Short exercise: Would you return the run of lines that starts at the one with "Generate a web page that draws this with Chart.js." and ends at the one with "const rotationLabels = ['840", ends included, exactly as written and without the images?

Records supplied:
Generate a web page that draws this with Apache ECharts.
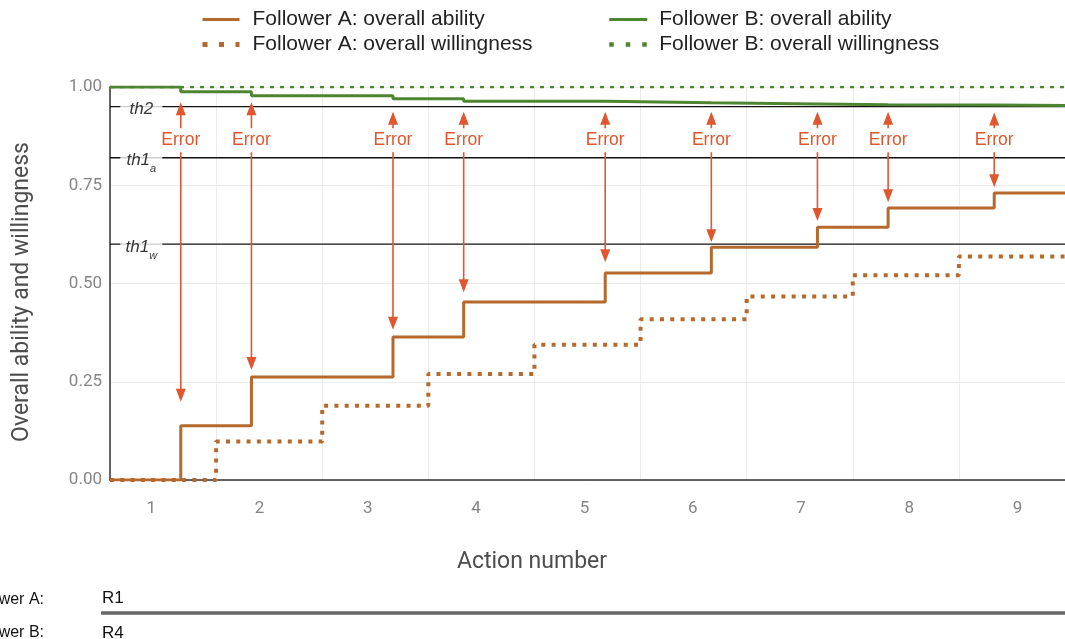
<!DOCTYPE html>
<html><head><meta charset="utf-8">
<script src="https://cdn.jsdelivr.net/npm/echarts@6/dist/echarts.min.js"></script>
<style>html,body{margin:0;padding:0;background:#fff}#c{width:1065px;height:639px}</style>
</head><body><div id="c"></div>
<script>
// ---- data ----
const actionLabels = [1, 2, 3, 4, 5, 6, 7, 8, 9];
const yTickValues = [0, 0.25, 0.5, 0.75, 1.0];
const abilityStepT = [0, 0.667, 1.333, 2.667, 3.333, 4.667, 5.667, 6.667, 7.333, 8.333, 9];
const abilityA = [0, 0.138, 0.262, 0.364, 0.453, 0.527, 0.592, 0.643, 0.692, 0.730, 0.730];
const abilityB = [1.0, 0.988, 0.978, 0.970, 0.964, 0.960, 0.957, 0.955, 0.954, 0.953, 0.953];
const willingStepT = [0, 1, 2, 3, 4, 5, 6, 7, 8, 9];
const willingA = [0, 0.098, 0.189, 0.270, 0.344, 0.409, 0.467, 0.521, 0.569, 0.569];
const willingB = [1, 1, 1, 1, 1, 1, 1, 1, 1, 1];
const errorT = [0.667, 1.333, 2.667, 3.333, 4.667, 5.667, 6.667, 7.333, 8.333];
const errorUpTip = [0.961, 0.961, 0.937, 0.937, 0.937, 0.937, 0.937, 0.937, 0.935];
const errorDownTip = [0.199, 0.280, 0.382, 0.478, 0.554, 0.605, 0.659, 0.707, 0.745];
const thNames = ['th2', 'th1a', 'th1w'];
const thValues = [0.95, 0.82, 0.60];
const roundLabelsA = ['R1'];
const roundLabelsB = ['R4'];

// ---- styling constants ----
const ORANGE = '#B5692C';
const GREEN = '#4E8531';
const RED = '#E0562F';
const ARIAL = '"Liberation Sans", Arial, Helvetica, sans-serif';
const ROBOTO = 'Roboto, "Noto Sans", sans-serif';
const ERR_UP_TAIL = 0.895, ERR_TEXT = 0.8646, ERR_DOWN_START = 0.834;
const TH_LABEL_T = 0.295;

const zip = (xs, ys) => xs.map((x, i) => [x, ys[i]]);

const chart = echarts.init(document.getElementById('c'), null, {renderer: 'canvas'});

const thRich = {
  m: {fontSize: 17, fontStyle: 'italic', color: '#000', fontFamily: ARIAL, lineHeight: 28},
  s: {fontSize: 11, fontStyle: 'italic', color: '#000', fontFamily: ARIAL, verticalAlign: 'bottom'}
};
function thFormatter(name) {
  if (name.length > 3) return '{m|' + name.slice(0, 3) + '}{s|' + name.slice(3) + '}';
  return '{m|' + name + '}';
}

const legendCommon = {
  orient: 'vertical', itemHeight: 14, itemGap: 4, selectedMode: false,
  itemStyle: {opacity: 0, borderWidth: 0}
};

const option = {
  animation: false,
  backgroundColor: '#fff',
  grid: {left: 110, top: 87, width: 958, height: 393, containLabel: false},
  legend: [
    Object.assign({}, legendCommon, {
      left: 195, top: 4, itemWidth: 37,
      textStyle: {fontSize: 21, color: '#222', fontFamily: ARIAL, lineHeight: 21, padding: [0, 0, 0, 8]},
      data: [
        {name: 'Follower A: overall ability', lineStyle: {width: 3, color: ORANGE, type: 'solid'}},
        {name: 'Follower A: overall willingness', lineStyle: {width: 5, type: [5, 11.5], color: ORANGE}}
      ]
    }),
    Object.assign({}, legendCommon, {
      left: 602, top: 4, itemWidth: 38,
      textStyle: {fontSize: 21, color: '#222', fontFamily: ARIAL, lineHeight: 21, padding: [0, 0, 0, 7]},
      data: [
        {name: 'Follower B: overall ability', lineStyle: {width: 3, color: GREEN, type: 'solid'}},
        {name: 'Follower B: overall willingness', lineStyle: {width: 4.5, type: [4.5, 12], color: GREEN}}
      ]
    })
  ],
  xAxis: [
    {
      type: 'value', min: 0, max: 9, interval: 1, position: 'bottom',
      axisLine: {show: true, onZero: false, lineStyle: {color: '#333', width: 1.5}},
      axisTick: {show: false}, axisLabel: {show: false},
      splitLine: {show: true, lineStyle: {color: '#ebebeb', width: 1}}
    },
    {
      type: 'value', min: 0.618, max: 9.439, position: 'bottom', offset: 0,
      axisLine: {show: false, onZero: false}, axisTick: {show: false},
      splitLine: {show: false},
      axisLabel: {show: true, customValues: actionLabels, margin: 20, fontSize: 17, color: '#858585', fontFamily: ROBOTO,
        formatter: v => String(Math.round(v))}
    }
  ],
  yAxis: {
    type: 'value', min: 0, max: 1, interval: 0.25,
    axisLine: {show: true, lineStyle: {color: '#333', width: 1.5}},
    axisTick: {show: false},
    axisLabel: {fontSize: 17, color: '#858585', fontFamily: ROBOTO, margin: 8,
      customValues: yTickValues, formatter: v => v.toFixed(2)},
    splitLine: {show: true, lineStyle: {color: '#ebebeb', width: 1}}
  },
  graphic: [
    {type: 'text', x: 22, y: 292, rotation: Math.PI / 2, z: 10,
      style: {text: 'Overall ability and willingness', align: 'center', verticalAlign: 'middle',
        fill: '#4d4d4d', font: '23px ' + ROBOTO}},
    {type: 'text', x: 532, y: 562, z: 10,
      style: {text: 'Action number', align: 'center', verticalAlign: 'middle',
        fill: '#4d4d4d', font: '23px ' + ROBOTO}},
    {type: 'text', x: 44, y: 600, z: 10,
      style: {text: 'Follower A:', align: 'right', verticalAlign: 'middle', fill: '#111', font: '16px ' + ARIAL}},
    {type: 'text', x: 44, y: 633, z: 10,
      style: {text: 'Follower B:', align: 'right', verticalAlign: 'middle', fill: '#111', font: '16px ' + ARIAL}},
    {type: 'text', x: 102, y: 598, z: 10,
      style: {text: roundLabelsA[0], align: 'left', verticalAlign: 'middle', fill: '#111', font: '17px ' + ARIAL}},
    {type: 'text', x: 102, y: 633, z: 10,
      style: {text: roundLabelsB[0], align: 'left', verticalAlign: 'middle', fill: '#111', font: '17px ' + ARIAL}},
    {type: 'line', z: 10, shape: {x1: 101, y1: 613, x2: 1065, y2: 613},
      style: {stroke: '#666', lineWidth: 3.5}}
  ],
  series: [
    // thresholds
    ...thValues.map((v, i) => ({
      type: 'line', name: 'thr_' + thNames[i], xAxisIndex: 0, yAxisIndex: 0,
      data: [[0, v], [9, v]], symbol: 'none', silent: true, z: 1,
      lineStyle: {color: '#111', width: 1.3}
    })),
    {
      type: 'scatter', name: 'thLabels', xAxisIndex: 0, yAxisIndex: 0, silent: true, z: 5,
      symbolSize: 0,
      data: thValues.map((v, i) => ({value: [TH_LABEL_T, v], name: thNames[i]})),
      label: {
        show: true, position: 'inside', offset: [0, 3],
        backgroundColor: '#fff', width: 30, align: 'center', padding: [0, 6],
        formatter: p => thFormatter(p.name), rich: thRich
      }
    },
    {
      type: 'line', name: 'Follower B: overall willingness', xAxisIndex: 0, yAxisIndex: 0,
      data: zip(willingStepT, willingB), step: 'end', symbol: 'none', showSymbol: false, z: 3,
      color: GREEN, lineStyle: {color: GREEN, width: 2.5, type: [4, 6]}
    },
    {
      type: 'line', name: 'Follower B: overall ability', xAxisIndex: 0, yAxisIndex: 0,
      data: zip(abilityStepT, abilityB), step: 'end', symbol: 'none', showSymbol: false, z: 3,
      color: GREEN, lineStyle: {color: GREEN, width: 3}
    },
    {
      type: 'line', name: 'Follower A: overall willingness', xAxisIndex: 0, yAxisIndex: 0,
      data: zip(willingStepT, willingA), step: 'end', symbol: 'none', showSymbol: false, z: 3,
      color: ORANGE, lineStyle: {color: ORANGE, width: 4, type: [4, 6.3]}
    },
    {
      type: 'line', name: 'Follower A: overall ability', xAxisIndex: 0, yAxisIndex: 0,
      data: zip(abilityStepT, abilityA), step: 'end', symbol: 'none', showSymbol: false, z: 3,
      color: ORANGE, lineStyle: {color: ORANGE, width: 3}
    },
    {
      type: 'custom', name: 'errors', xAxisIndex: 0, yAxisIndex: 0, silent: true, z: 6, clip: false,
      data: errorT.map((t, i) => [t, errorUpTip[i], errorDownTip[i]]),
      encode: {x: 0, y: 1},
      renderItem: function (params, api) {
        const t = api.value(0), upTip = api.value(1), downTip = api.value(2);
        const x = api.coord([t, 0])[0];
        const Y = v => api.coord([t, v])[1];
        const yUpTip = Y(upTip), yUpTail = Y(ERR_UP_TAIL), yText = Y(ERR_TEXT);
        const yDownStart = Y(ERR_DOWN_START), yDownTip = Y(downTip);
        const hw = 5, hl = 13;
        return {
          type: 'group', children: [
            {type: 'line', shape: {x1: x, y1: yUpTail, x2: x, y2: yUpTip + hl - 1}, style: {stroke: RED, lineWidth: 1.6}},
            {type: 'polygon', shape: {points: [[x, yUpTip], [x - hw, yUpTip + hl], [x + hw, yUpTip + hl]]}, style: {fill: RED}},
            {type: 'text', style: {text: 'Error', x: x, y: yText, align: 'center', verticalAlign: 'middle', fill: RED, font: '17.5px ' + ARIAL}},
            {type: 'line', shape: {x1: x, y1: yDownStart, x2: x, y2: yDownTip - hl + 1}, style: {stroke: RED, lineWidth: 1.6}},
            {type: 'polygon', shape: {points: [[x, yDownTip], [x - hw, yDownTip - hl], [x + hw, yDownTip - hl]]}, style: {fill: RED}}
          ]
        };
      }
    }
  ]
};
chart.setOption(option);
</script>
</body></html>
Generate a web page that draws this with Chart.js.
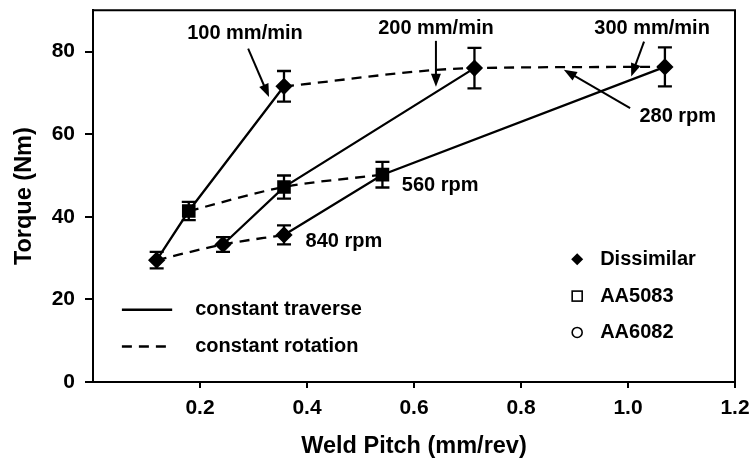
<!DOCTYPE html>
<html>
<head>
<meta charset="utf-8">
<script src="https://cdn.jsdelivr.net/npm/chart.js@4/dist/chart.umd.min.js"></script>
<style>
  html, body { margin: 0; padding: 0; background: #fff; }
  #wrap { width: 752px; height: 461px; }
</style>
</head>
<body>
<div id="wrap"><canvas id="torqueChart" width="752" height="461"></canvas></div>
<script>
// Giá trị: bước hàn (mm/vòng) và mô-men xoắn (Nm) cho từng tốc độ tiến
const traverseLabels = ['100 mm/min', '200 mm/min', '300 mm/min'];
const rotationLabels = ['840 rpm', '560 rpm', '280 rpm'];

const pitch100 = [0.119, 0.179, 0.357];
const torque100 = [29.5, 41.4, 71.6];
const err100 = [2.0, 2.2, 3.7];

const pitch200 = [0.243, 0.357, 0.713];
const torque200 = [33.3, 47.2, 76.0];
const err200 = [1.8, 2.8, 4.9];

const pitch300 = [0.357, 0.541, 1.069];
const torque300 = [35.6, 50.2, 76.3];
const err300 = [2.3, 3.1, 4.7];

const xTicks = [0.2, 0.4, 0.6, 0.8, 1.0, 1.2];
const yTicks = [0, 20, 40, 60, 80];

const FONT = "'Liberation Sans', Arial, Helvetica, sans-serif";
Chart.defaults.font.family = FONT;
Chart.defaults.color = '#000';

const pitches = [pitch100, pitch200, pitch300];
const torques = [torque100, torque200, torque300];
const errors = [err100, err200, err300];

const toPoints = (xs, ys) => xs.map((v, i) => ({ x: v, y: ys[i] }));

// Đường liền: tốc độ tiến không đổi
const traverseSets = traverseLabels.map((lab, k) => ({
    label: lab,
    data: toPoints(pitches[k], torques[k]),
    showLine: true,
    borderColor: '#000',
    borderWidth: 2.3,
    pointRadius: 0,
    tension: 0
}));

// Đường nét đứt: tốc độ quay không đổi (điểm thứ i của mỗi dãy tốc độ tiến)
const rotationSets = rotationLabels.map((lab, i) => ({
    label: lab,
    data: pitches.map((p, k) => ({ x: p[i], y: torques[k][i] })),
    showLine: true,
    borderColor: '#000',
    borderWidth: 2.3,
    borderDash: [10, 7],
    cubicInterpolationMode: 'monotone',
    pointStyle: i === 1 ? 'rect' : 'rectRot',
    pointRadius: i === 1 ? 8 : 7,
    pointBackgroundColor: '#000',
    pointBorderColor: '#000'
}));

// Chú thích (vị trí theo đơn vị dữ liệu)
const notes = [
    { text: '100 mm/min', x: 0.284, y: 84.3, from: [0.290, 80.7], to: [0.329, 69.0] },
    { text: '200 mm/min', x: 0.641, y: 85.5, from: [0.641, 82.6], to: [0.641, 71.5] },
    { text: '300 mm/min', x: 1.045, y: 85.5, from: [1.030, 82.4], to: [1.006, 74.0] },
    { text: '280 rpm', x: 1.093, y: 64.4, from: [1.004, 66.3], to: [0.880, 75.6] },
    { text: '560 rpm', x: 0.649, y: 47.7 },
    { text: '840 rpm', x: 0.469, y: 34.0 }
];

function arrow(ctx, x1, y1, x2, y2) {
    const ang = Math.atan2(y2 - y1, x2 - x1);
    const len = 13, w = 5;
    ctx.beginPath();
    ctx.moveTo(x1, y1);
    ctx.lineTo(x2 - Math.cos(ang) * len * 0.8, y2 - Math.sin(ang) * len * 0.8);
    ctx.stroke();
    ctx.beginPath();
    ctx.moveTo(x2, y2);
    ctx.lineTo(x2 - Math.cos(ang) * len + Math.sin(ang) * w, y2 - Math.sin(ang) * len - Math.cos(ang) * w);
    ctx.lineTo(x2 - Math.cos(ang) * len - Math.sin(ang) * w, y2 - Math.sin(ang) * len + Math.cos(ang) * w);
    ctx.closePath();
    ctx.fill();
}

const overlay = {
    id: 'overlay',
    beforeDatasetsDraw(chart) {
        const { ctx, scales: { x, y } } = chart;
        ctx.save();
        ctx.strokeStyle = '#000';
        ctx.lineWidth = 2.3;
        // Thanh sai số
        pitches.forEach((p, k) => {
            p.forEach((px, i) => {
                const cx = x.getPixelForValue(px);
                const top = y.getPixelForValue(torques[k][i] + errors[k][i]);
                const bot = y.getPixelForValue(torques[k][i] - errors[k][i]);
                ctx.beginPath();
                ctx.moveTo(cx, top); ctx.lineTo(cx, bot);
                ctx.moveTo(cx - 7, top); ctx.lineTo(cx + 7, top);
                ctx.moveTo(cx - 7, bot); ctx.lineTo(cx + 7, bot);
                ctx.stroke();
            });
        });
        ctx.restore();
    },
    afterDatasetsDraw(chart) {
        const { ctx, scales: { x, y }, chartArea: a } = chart;
        ctx.save();
        ctx.strokeStyle = '#000';
        ctx.fillStyle = '#000';
        // khung trên và phải
        ctx.lineWidth = 2;
        ctx.beginPath();
        ctx.moveTo(a.left, a.top); ctx.lineTo(a.right, a.top); ctx.lineTo(a.right, a.bottom);
        ctx.stroke();

        ctx.font = 'bold 20px ' + FONT;
        ctx.textBaseline = 'middle';
        ctx.lineWidth = 2;
        notes.forEach(n => {
            ctx.textAlign = 'center';
            ctx.fillText(n.text, x.getPixelForValue(n.x), y.getPixelForValue(n.y));
            if (n.from) {
                arrow(ctx, x.getPixelForValue(n.from[0]), y.getPixelForValue(n.from[1]),
                    x.getPixelForValue(n.to[0]), y.getPixelForValue(n.to[1]));
            }
        });

        // Chú giải kiểu đường
        ctx.textAlign = 'left';
        ctx.lineWidth = 2.3;
        const lx0 = x.getPixelForValue(0.054), lx1 = x.getPixelForValue(0.148);
        const ly1 = y.getPixelForValue(17.5), ly2 = y.getPixelForValue(8.6);
        ctx.beginPath(); ctx.moveTo(lx0, ly1); ctx.lineTo(lx1, ly1); ctx.stroke();
        ctx.setLineDash([10, 7]);
        ctx.beginPath(); ctx.moveTo(lx0, ly2); ctx.lineTo(lx1, ly2); ctx.stroke();
        ctx.setLineDash([]);
        const tx = x.getPixelForValue(0.191);
        ctx.fillText('constant traverse', tx, ly1);
        ctx.fillText('constant rotation', tx, ly2);

        // Chú giải vật liệu
        const mx = x.getPixelForValue(0.905), mtx = x.getPixelForValue(0.948);
        const my = [29.7, 20.8, 12.0].map(v => y.getPixelForValue(v));
        ctx.beginPath();
        ctx.moveTo(mx, my[0] - 6); ctx.lineTo(mx + 6, my[0]); ctx.lineTo(mx, my[0] + 6); ctx.lineTo(mx - 6, my[0]);
        ctx.closePath(); ctx.fill();
        ctx.lineWidth = 1.6;
        ctx.strokeRect(mx - 5, my[1] - 5, 10, 10);
        ctx.beginPath(); ctx.arc(mx, my[2], 5, 0, Math.PI * 2); ctx.stroke();
        ctx.fillText('Dissimilar', mtx, my[0]);
        ctx.fillText('AA5083', mtx, my[1]);
        ctx.fillText('AA6082', mtx, my[2]);
        ctx.restore();
    }
};

new Chart(document.getElementById('torqueChart'), {
    type: 'scatter',
    data: { datasets: [...traverseSets, ...rotationSets] },
    options: {
        responsive: false,
        animation: false,
        layout: { padding: { top: 7, right: 17, left: 0, bottom: 0 } },
        plugins: { legend: { display: false }, tooltip: { enabled: false } },
        scales: {
            x: {
                min: 0,
                max: 1.2,
                afterBuildTicks: s => { s.ticks = xTicks.map(v => ({ value: v })); },
                afterFit: s => { s.height = 79; s.paddingLeft = 0; s.paddingRight = 0; },
                ticks: {
                    font: { size: 21, weight: 'bold' },
                    padding: 8,
                    callback: v => v.toFixed(1)
                },
                grid: { drawOnChartArea: false, drawTicks: true, tickLength: 6, color: '#000', lineWidth: 2 },
                border: { display: true, color: '#000', width: 2 },
                title: { display: true, text: 'Weld Pitch (mm/rev)', font: { size: 23.5, weight: 'bold' }, padding: { top: 6, bottom: 0 } }
            },
            y: {
                min: 0,
                max: 90,
                afterBuildTicks: s => { s.ticks = yTicks.map(v => ({ value: v })); },
                afterFit: s => { s.width = 93; s.paddingTop = 0; s.paddingBottom = 0; },
                ticks: {
                    font: { size: 21, weight: 'bold' },
                    padding: 10
                },
                grid: { drawOnChartArea: false, drawTicks: true, tickLength: 8, color: '#000', lineWidth: 2 },
                border: { display: true, color: '#000', width: 2 },
                title: { display: true, text: 'Torque (Nm)', font: { size: 23.5, weight: 'bold' }, padding: { top: 10, bottom: 0 } }
            }
        }
    },
    plugins: [overlay]
});
</script>
</body>
</html>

Exercise answer:
Generate a web page that draws this with Chart.js.
<!DOCTYPE html>
<html>
<head>
<meta charset="utf-8">
<script src="https://cdn.jsdelivr.net/npm/chart.js@4/dist/chart.umd.min.js"></script>
<style>
  html, body { margin: 0; padding: 0; background: #fff; }
  #wrap { width: 752px; height: 461px; }
</style>
</head>
<body>
<div id="wrap"><canvas id="torqueChart" width="752" height="461"></canvas></div>
<script>
// Giá trị: bước hàn (mm/vòng) và mô-men xoắn (Nm) cho từng tốc độ tiến
const traverseLabels = ['100 mm/min', '200 mm/min', '300 mm/min'];
const rotationLabels = ['840 rpm', '560 rpm', '280 rpm'];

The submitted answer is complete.